Characterization and process effects of HfO2 thin films grown by metal-organic molecular beam epitaxy

HfO2 dielectric layers were grown on the p-type Si(1 0 0) substrate by metal-organic molecular beam epitaxy (MOMBE). Hafnium-tetra-butoxide [Hf(O·t-C4H9)4] was used as a Hf precursor and argon gas was used as a carrier gas. The microstructure and thickness of HfO2 films were measured by scanning electron microscopy (SEM) and high-resolution transmission electron microscopy (HRTEM). The electrical characteristics of the HfO2 layers were evaluated by high frequency (HF) capacitance-voltage (C-V) and current-voltage (I-V) measurements. The surface morphology, crystal structure, and chemical binding states of HfO2 films were also examined by atomic force microscopy (AFM), X-ray diffraction (XRD), and X-ray photoelectron spectroscopy (XPS) measurements.

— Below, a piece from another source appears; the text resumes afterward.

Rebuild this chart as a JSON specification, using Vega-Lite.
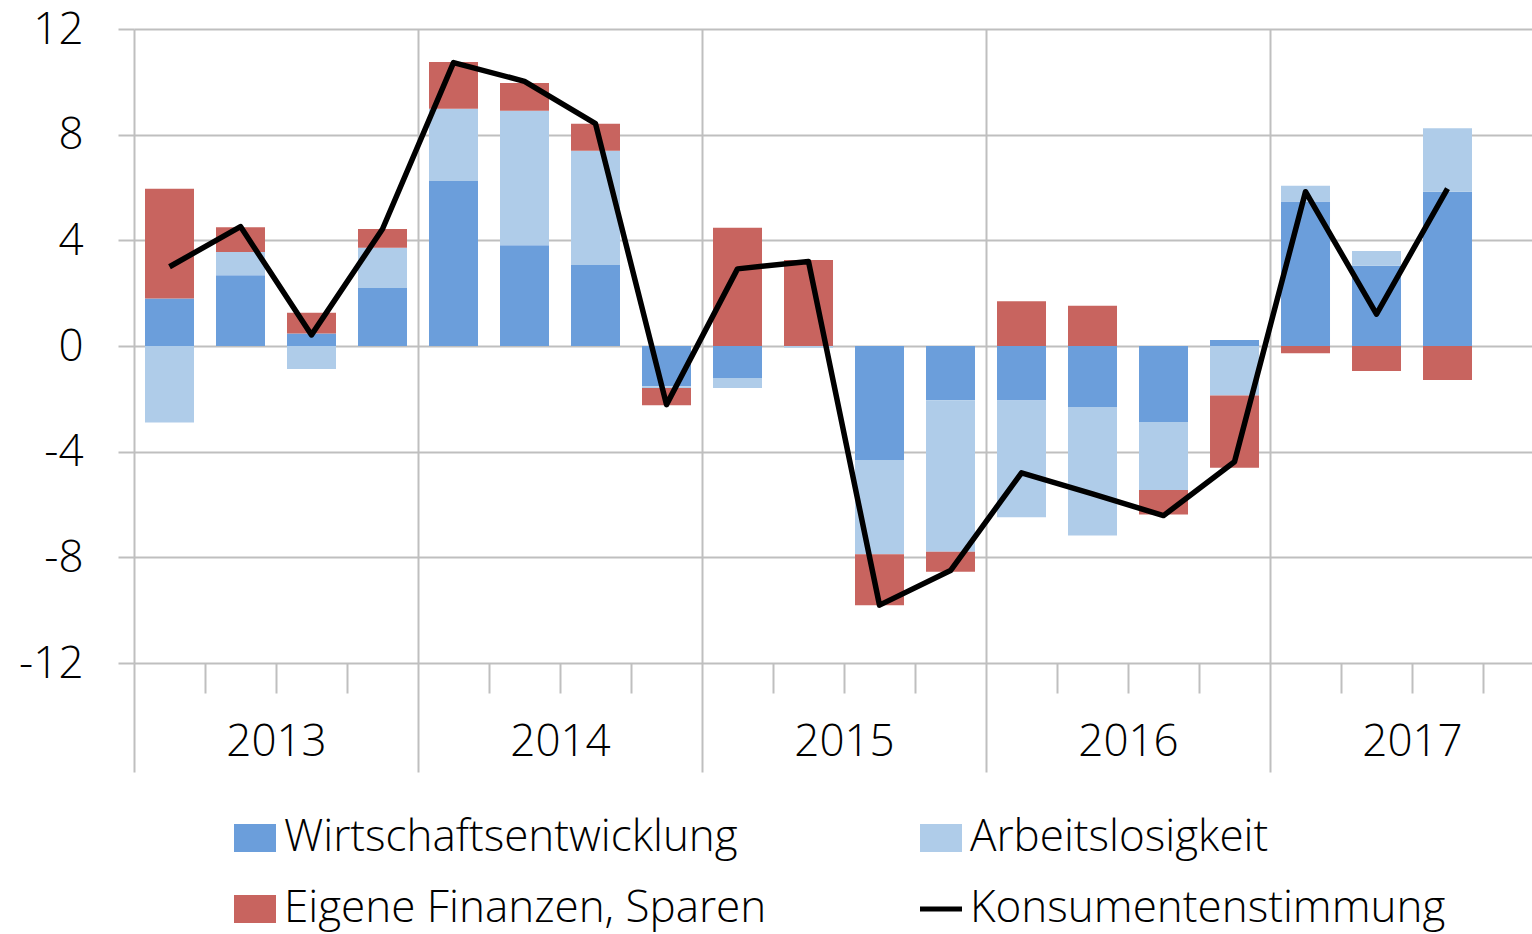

HF C-V and I-V measurements have shown that HfO2 layer grown by MOMBE has higher dielectric constant (k) of 20-22 and lower leakage current density of ∼10−8 A/cm2 compared with the conventional SiO2. In addition, it has been shown that the HfO2 layer has fixed oxide charge of about 8 × 1011 cm−2 and interfacial state density of about 1 × 1012 eV−1 cm−2. The electrical characteristics and surface morphology of HfO2 films are affected by O2/Ar gas flow ratio. Finally, post-metallization annealing (PMA) was carried out to reduce the interface state density.